上記のように制約条件はゆるいものです。現在検討グループ内で議論している検討のポイントを以下に記しますので、ご参照ください。
[検討のポイント]
- 月面に着陸後の探査計画については、現在の検討チームでは、着陸機本体および月面移動探査車に観測機器を搭載して、月面の地質調査を行うことを考えています。しかしながら、この着陸機を使用してより大きな科学的成果、あるいは将来の月面探査・月面開発に役立つ多くの知見が得られるような提案を募集します。
- 無人探査機を安全に着陸させるためには、平坦で傾斜の緩い地点に着陸する必要があります。しかしながら月面の地図は、SELENEプロジェクトで10m分解能の地図を作製する予定はありますが、これよりも小さな岩等の障害物は探査機が着陸降下中に自律的に検知し、回避する必要があります。そのためには、障害物検知方法、検知用センサの開発、検知した後の回避アルゴリズム等の研究が必要です。
- 逆に発想を変えて、どのような地形にでも着陸できる衝撃吸収・転倒防止機構を開発することも考えられます。たとえばNASAが火星着陸に使用したエアバック方式なども1案になるでしょう。あるいは、たとえ着陸時に転倒しても、その後の探査を支障無く継続できるような探査機システムを考えるという方向もあり得ます。

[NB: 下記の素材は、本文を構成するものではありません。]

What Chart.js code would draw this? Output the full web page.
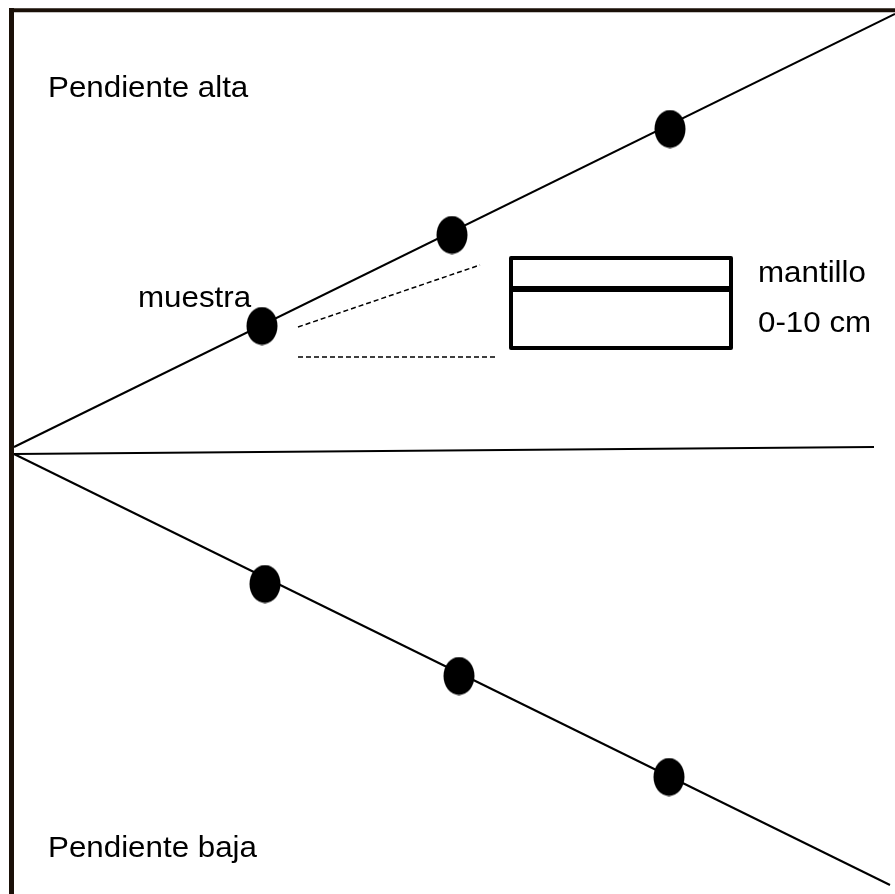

現実的には、ある程度大きな障害物は誘導制御により回避し、小さな障害物は着陸機構で対処するような適当なバランスが存在すると思われますが、このような範疇に含まれないような斬新なアイデアも募集いたします。
- 自律的な着陸誘導を行うためには、レーザあるいは電波による高度計、速度計などが必要になります。これらのセンサ開発も一つの技術課題です。
- この計画は、我が国の将来の月面探査にとって大変重要な技術試験でありますが、昨今の経済情勢を鑑みれば、H2Aロケットの半分程度の能力で打ち上げられる探査機の規模が現実的と思われます。すなわち、探査機の燃料を除いた部分の総重量は400kg程度となるため、搭載機器の小型軽量化も重要な開発技術となります。